После 1932 г. начинает формироваться та система «управления» советской философией, которая с небольшими модификациями дожила до распада СССР. В ней сразу же нашлось место Константинову, окончившему в тот же год Институт красной профессуры. Он был распределен в Институт Маркса-Энгельса-Ленина при ЦК ВКП(б) — главное философское НИИ страны, занимавшееся в том числе изданием трудов классиков марксизма-ленинизма и хранившее партийный архив, но уже через год Константинов стал ученым секретарем митинской твердыни — Института философии Коммунистической академии. Именно на этой основе в 1936 г. был создан существующий по сей день Институт философии Академии наук. Впрочем, сам Константинов не принимал участия в создании новой структуры: за год до этого он стал главным редактором журнала «Книга и пролетарская революция» (ежемесячным критико-библиографическим журналом, выходившим в Москве в 1932-1940 гг.) и завотделом редакции газеты «Правда», кем оставался до начала войны.

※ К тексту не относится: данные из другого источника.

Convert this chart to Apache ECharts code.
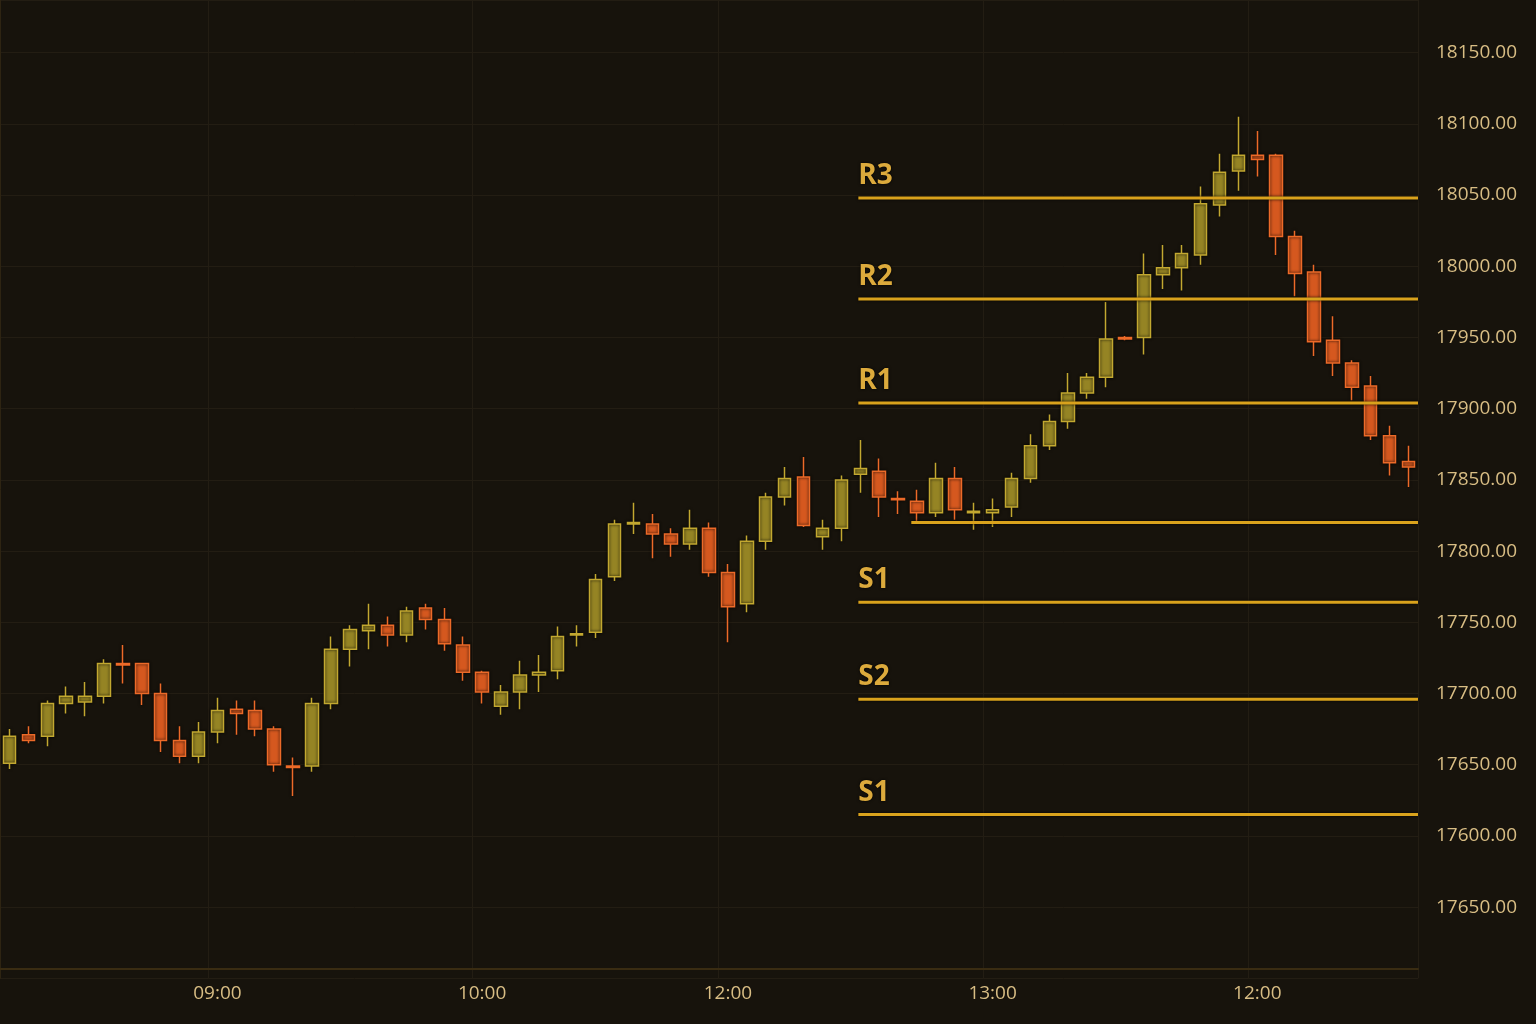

Что это было за время, известно в России каждому. Все же на данный момент ничего нельзя конкретно предъявить Константинову в его роли в репрессиях 1936-1938 гг., но то, что он был среди тех, кто добросовестно обосновывал этот очередной зигзаг сталинской политики, — вне всякого сомнения.

Война на время скорректировала карьерный путь многих советских руководителей того периода, в том числе Константинова. С началом войны он становится лектором управления пропаганды и агитации ЦК ВКП(б), но уже в 1942 г. отправляется на фронт, вступив добровольно в Главное политическое управление РККА, а затем стал начальником трофейного отделения 84-го стрелкового корпуса 4-й Ударной армии Ленинградского фронта, а затем принимал участие в освобождении Прибалтики. На фронте дослужился до подполковника, был награжден двумя орденами «Красная звезда».

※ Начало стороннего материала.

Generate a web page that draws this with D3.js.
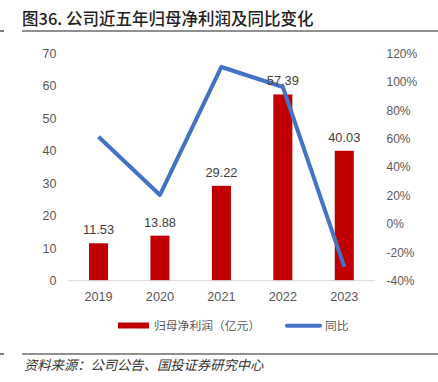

После окончания войны начинается новый этап в жизни Константинова. Он вернулся в Москву, где целиком посвятил себя проблемам философии: выступал с научными докладами, писал статьи, принимал участие в дискуссиях, встречался с иностранными учеными. Федор Васильевич был направлен на работу в Институт философии АН СССР, где за шесть лет прошел путь от старшего научного сотрудника до заместителя директора, кроме того, был секретарем парткома. На этом посту на него падает мрачный отсвет «борьбы с космополитизмом», начавшейся с критики монографии видного философа и начальника Отдела агитации и пропаганды ЦК ВКП(б) Г. Ф. Александрова «История западноевропейской философии» (1947 г.). Суть критики состояла в том, что Александров не учел в монографии установившийся к тому времени сталинско-ждановский тезис о том, что философия как наука появилась только с момента зарождения марксизма, что фактически закрывало путь не только к полноценному изучению истории философии, но и ограничивало возможности философского анализа в целом.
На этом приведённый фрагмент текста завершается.